=== Short task ===
The material below includes pictures; leave them out and return only the lines between the line containing "Convert this chart" and the line containing "8.26, 8.04, 7.06];", inclusive, word for word.

=== Records shown ===
-------

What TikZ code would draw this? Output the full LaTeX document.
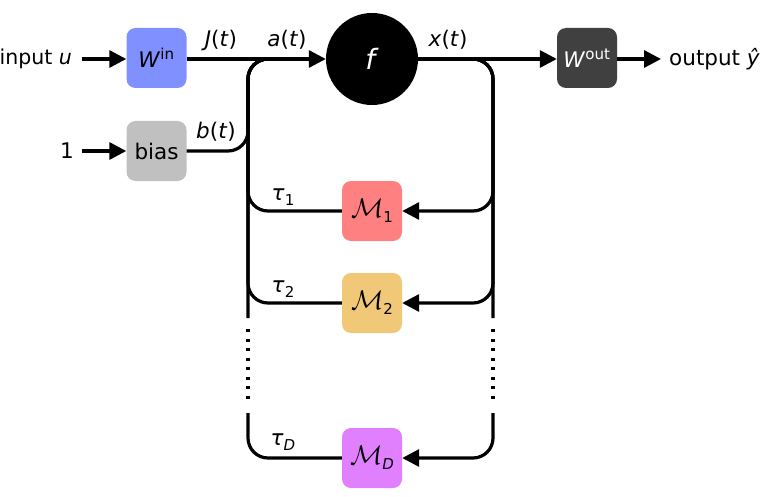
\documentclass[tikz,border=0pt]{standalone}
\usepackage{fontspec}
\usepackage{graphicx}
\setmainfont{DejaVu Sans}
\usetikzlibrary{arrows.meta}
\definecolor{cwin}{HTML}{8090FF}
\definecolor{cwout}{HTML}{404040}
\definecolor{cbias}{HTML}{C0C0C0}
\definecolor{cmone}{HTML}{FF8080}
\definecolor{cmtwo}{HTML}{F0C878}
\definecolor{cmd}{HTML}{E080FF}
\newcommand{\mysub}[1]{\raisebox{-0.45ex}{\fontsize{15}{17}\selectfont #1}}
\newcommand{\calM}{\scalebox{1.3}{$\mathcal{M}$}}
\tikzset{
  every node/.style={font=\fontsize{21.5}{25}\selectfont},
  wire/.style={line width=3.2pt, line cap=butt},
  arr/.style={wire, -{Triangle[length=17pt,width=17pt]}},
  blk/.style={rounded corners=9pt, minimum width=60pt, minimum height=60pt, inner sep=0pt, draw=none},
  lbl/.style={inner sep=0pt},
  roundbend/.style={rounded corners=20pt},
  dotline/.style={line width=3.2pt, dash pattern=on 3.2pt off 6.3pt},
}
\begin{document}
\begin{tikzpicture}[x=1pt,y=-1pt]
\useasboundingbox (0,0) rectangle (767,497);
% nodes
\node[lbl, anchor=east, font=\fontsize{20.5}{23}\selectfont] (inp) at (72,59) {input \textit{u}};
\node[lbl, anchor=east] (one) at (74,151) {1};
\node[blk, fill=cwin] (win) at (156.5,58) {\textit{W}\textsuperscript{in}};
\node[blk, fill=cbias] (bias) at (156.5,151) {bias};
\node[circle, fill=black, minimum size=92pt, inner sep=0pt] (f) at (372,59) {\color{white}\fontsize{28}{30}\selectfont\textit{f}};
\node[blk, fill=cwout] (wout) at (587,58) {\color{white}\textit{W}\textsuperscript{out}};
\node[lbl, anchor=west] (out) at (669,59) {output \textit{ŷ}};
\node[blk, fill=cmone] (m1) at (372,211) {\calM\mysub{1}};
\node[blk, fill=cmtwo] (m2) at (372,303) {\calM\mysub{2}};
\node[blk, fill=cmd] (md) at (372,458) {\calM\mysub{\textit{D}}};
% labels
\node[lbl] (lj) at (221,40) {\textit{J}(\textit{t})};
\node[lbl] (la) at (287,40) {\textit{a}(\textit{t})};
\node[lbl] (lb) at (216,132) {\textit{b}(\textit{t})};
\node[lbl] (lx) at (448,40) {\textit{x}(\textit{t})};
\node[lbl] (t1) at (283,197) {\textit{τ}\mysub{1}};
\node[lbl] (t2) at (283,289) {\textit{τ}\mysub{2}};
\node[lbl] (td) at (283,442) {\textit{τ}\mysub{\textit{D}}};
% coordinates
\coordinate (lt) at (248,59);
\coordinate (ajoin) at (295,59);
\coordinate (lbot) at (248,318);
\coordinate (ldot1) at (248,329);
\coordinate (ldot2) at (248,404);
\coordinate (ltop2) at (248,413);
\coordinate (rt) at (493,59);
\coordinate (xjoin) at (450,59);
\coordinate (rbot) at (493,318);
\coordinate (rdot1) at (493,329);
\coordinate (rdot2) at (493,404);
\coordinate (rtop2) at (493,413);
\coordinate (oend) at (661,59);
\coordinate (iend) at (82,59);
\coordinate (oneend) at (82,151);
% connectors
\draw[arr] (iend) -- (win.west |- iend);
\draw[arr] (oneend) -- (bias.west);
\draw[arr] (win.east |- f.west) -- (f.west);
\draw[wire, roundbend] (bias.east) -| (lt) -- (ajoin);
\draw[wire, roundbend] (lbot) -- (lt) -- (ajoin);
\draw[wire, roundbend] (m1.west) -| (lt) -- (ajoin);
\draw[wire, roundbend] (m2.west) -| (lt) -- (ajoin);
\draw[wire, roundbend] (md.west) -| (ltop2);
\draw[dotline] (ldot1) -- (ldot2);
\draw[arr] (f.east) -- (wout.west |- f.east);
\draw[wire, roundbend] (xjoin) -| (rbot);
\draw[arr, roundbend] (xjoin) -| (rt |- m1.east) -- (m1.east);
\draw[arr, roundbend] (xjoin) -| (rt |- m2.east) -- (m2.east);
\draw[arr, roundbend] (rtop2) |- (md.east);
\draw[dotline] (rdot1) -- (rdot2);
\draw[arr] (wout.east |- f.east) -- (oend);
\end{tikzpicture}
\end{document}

-------

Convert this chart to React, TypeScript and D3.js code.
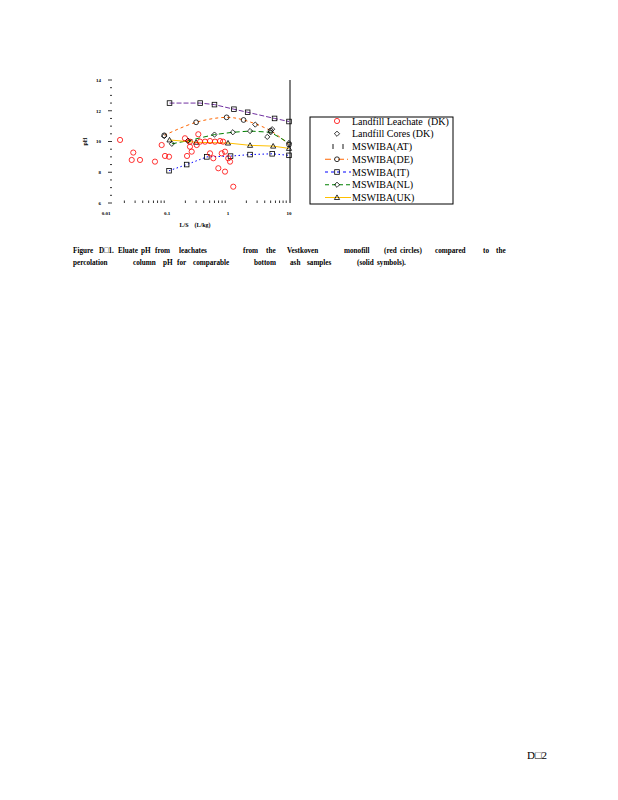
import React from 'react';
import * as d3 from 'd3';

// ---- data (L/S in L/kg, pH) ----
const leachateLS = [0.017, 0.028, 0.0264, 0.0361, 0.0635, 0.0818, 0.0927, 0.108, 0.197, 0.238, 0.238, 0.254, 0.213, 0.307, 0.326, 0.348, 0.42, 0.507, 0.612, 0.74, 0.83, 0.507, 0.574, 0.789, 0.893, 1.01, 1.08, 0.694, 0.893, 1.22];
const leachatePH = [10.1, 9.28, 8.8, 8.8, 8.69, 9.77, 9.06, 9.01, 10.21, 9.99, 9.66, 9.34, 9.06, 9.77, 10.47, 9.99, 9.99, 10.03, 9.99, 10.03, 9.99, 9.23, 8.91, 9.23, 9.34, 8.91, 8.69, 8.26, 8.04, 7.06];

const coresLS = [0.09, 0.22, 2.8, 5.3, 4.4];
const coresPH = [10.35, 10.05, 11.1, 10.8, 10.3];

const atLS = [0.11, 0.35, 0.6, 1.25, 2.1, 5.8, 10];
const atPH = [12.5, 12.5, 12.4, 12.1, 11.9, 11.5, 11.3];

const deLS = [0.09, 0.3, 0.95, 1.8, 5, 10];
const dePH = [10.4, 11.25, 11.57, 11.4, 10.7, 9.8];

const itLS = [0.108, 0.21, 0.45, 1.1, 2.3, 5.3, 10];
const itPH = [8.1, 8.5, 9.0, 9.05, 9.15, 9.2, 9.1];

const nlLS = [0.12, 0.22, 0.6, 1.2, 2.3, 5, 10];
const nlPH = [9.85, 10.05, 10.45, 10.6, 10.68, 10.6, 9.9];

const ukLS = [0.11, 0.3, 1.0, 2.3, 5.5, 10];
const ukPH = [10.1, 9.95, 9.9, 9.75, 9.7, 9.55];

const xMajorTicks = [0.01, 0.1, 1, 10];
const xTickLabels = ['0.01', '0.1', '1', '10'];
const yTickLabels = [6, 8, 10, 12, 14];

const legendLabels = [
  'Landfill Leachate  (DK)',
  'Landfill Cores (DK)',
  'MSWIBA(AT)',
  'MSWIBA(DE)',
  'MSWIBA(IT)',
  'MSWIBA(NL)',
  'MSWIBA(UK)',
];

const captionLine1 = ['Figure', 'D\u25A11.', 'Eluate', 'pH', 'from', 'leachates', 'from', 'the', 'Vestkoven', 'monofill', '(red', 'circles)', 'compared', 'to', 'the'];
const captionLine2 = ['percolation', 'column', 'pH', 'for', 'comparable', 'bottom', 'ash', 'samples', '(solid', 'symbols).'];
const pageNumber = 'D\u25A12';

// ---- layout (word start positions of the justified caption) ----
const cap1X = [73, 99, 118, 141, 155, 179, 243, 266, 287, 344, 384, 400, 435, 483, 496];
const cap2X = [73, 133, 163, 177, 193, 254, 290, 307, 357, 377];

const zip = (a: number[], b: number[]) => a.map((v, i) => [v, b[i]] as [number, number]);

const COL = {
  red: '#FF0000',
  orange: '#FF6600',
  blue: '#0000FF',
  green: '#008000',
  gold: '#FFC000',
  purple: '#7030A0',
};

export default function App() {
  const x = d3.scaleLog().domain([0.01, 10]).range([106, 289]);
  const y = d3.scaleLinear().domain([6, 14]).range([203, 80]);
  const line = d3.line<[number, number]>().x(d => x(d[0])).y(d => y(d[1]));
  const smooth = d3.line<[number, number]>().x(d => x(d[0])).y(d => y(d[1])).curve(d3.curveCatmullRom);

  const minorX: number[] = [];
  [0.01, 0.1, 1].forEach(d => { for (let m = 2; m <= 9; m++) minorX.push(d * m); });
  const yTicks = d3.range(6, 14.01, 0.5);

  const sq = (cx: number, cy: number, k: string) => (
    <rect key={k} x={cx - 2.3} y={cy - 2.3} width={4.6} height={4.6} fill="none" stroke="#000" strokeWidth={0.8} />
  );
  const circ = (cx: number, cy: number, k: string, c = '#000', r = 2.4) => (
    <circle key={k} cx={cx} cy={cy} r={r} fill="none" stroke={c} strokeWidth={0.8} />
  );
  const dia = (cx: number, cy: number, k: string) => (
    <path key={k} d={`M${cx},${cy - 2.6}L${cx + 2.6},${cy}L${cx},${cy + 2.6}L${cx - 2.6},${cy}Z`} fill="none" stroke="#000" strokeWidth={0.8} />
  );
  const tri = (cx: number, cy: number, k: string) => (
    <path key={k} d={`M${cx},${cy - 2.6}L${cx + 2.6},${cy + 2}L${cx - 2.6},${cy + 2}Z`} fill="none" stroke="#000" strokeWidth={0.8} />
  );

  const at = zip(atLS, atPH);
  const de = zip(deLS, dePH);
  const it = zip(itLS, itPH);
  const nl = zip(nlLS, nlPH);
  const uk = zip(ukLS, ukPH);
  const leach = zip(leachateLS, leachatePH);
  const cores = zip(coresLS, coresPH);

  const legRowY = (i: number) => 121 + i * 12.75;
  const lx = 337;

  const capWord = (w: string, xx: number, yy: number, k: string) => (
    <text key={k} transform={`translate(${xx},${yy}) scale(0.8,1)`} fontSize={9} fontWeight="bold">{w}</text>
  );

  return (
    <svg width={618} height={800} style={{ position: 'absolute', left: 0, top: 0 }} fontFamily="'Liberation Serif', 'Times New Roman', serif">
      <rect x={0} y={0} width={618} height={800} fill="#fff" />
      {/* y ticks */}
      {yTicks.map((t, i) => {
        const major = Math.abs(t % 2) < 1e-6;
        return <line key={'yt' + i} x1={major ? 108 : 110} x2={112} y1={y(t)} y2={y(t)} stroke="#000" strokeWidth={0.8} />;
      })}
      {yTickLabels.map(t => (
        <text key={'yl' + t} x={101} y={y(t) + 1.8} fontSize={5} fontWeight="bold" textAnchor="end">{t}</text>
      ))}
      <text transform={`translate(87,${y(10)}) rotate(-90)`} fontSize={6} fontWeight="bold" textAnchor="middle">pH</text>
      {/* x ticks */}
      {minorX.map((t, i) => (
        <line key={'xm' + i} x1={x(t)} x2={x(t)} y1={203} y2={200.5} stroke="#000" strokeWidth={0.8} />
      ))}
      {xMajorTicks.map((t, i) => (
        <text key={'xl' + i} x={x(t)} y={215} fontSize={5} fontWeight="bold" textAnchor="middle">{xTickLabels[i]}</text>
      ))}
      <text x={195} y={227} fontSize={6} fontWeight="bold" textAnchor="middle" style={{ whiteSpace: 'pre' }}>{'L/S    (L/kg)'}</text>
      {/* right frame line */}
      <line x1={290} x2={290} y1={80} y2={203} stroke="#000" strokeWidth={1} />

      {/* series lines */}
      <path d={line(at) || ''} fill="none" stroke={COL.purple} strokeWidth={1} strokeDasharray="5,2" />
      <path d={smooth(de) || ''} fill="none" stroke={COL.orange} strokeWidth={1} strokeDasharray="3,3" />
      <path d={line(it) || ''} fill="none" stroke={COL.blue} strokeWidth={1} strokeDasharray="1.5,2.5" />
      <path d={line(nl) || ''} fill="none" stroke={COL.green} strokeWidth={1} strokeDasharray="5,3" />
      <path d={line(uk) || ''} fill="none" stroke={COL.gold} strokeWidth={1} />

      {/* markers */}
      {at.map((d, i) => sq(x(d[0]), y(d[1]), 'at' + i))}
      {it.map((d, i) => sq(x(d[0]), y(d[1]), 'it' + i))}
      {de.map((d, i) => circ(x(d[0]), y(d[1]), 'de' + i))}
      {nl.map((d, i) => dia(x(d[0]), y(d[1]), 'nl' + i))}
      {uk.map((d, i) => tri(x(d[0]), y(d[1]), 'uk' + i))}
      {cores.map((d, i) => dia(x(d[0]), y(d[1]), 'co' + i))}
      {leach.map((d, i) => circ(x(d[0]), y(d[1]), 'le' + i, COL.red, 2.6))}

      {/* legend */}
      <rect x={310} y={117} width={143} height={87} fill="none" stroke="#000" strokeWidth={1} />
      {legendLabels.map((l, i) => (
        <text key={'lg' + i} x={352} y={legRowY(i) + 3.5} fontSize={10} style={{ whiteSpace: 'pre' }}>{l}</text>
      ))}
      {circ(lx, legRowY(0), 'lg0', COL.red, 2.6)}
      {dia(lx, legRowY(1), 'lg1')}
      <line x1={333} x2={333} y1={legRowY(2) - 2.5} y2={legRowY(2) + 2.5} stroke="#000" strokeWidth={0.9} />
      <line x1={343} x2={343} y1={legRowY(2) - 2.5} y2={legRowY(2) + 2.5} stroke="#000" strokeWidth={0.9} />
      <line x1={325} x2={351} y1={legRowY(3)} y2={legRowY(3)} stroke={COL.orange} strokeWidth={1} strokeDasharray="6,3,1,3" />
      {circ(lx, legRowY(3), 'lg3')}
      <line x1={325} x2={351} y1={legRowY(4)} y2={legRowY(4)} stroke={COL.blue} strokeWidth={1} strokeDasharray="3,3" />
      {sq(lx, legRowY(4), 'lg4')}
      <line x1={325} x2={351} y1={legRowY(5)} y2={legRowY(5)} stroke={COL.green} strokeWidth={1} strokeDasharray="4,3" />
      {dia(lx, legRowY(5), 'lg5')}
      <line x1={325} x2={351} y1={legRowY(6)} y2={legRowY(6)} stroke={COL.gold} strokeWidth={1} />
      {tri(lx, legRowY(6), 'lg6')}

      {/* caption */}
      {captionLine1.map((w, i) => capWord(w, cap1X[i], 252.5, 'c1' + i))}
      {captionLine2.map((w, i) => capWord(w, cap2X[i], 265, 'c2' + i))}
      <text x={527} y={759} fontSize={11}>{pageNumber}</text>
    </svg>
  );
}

-------

=== Solution ===
Convert this chart to React, TypeScript and D3.js code.
import React from 'react';
import * as d3 from 'd3';

// ---- data (L/S in L/kg, pH) ----
const leachateLS = [0.017, 0.028, 0.0264, 0.0361, 0.0635, 0.0818, 0.0927, 0.108, 0.197, 0.238, 0.238, 0.254, 0.213, 0.307, 0.326, 0.348, 0.42, 0.507, 0.612, 0.74, 0.83, 0.507, 0.574, 0.789, 0.893, 1.01, 1.08, 0.694, 0.893, 1.22];
const leachatePH = [10.1, 9.28, 8.8, 8.8, 8.69, 9.77, 9.06, 9.01, 10.21, 9.99, 9.66, 9.34, 9.06, 9.77, 10.47, 9.99, 9.99, 10.03, 9.99, 10.03, 9.99, 9.23, 8.91, 9.23, 9.34, 8.91, 8.69, 8.26, 8.04, 7.06];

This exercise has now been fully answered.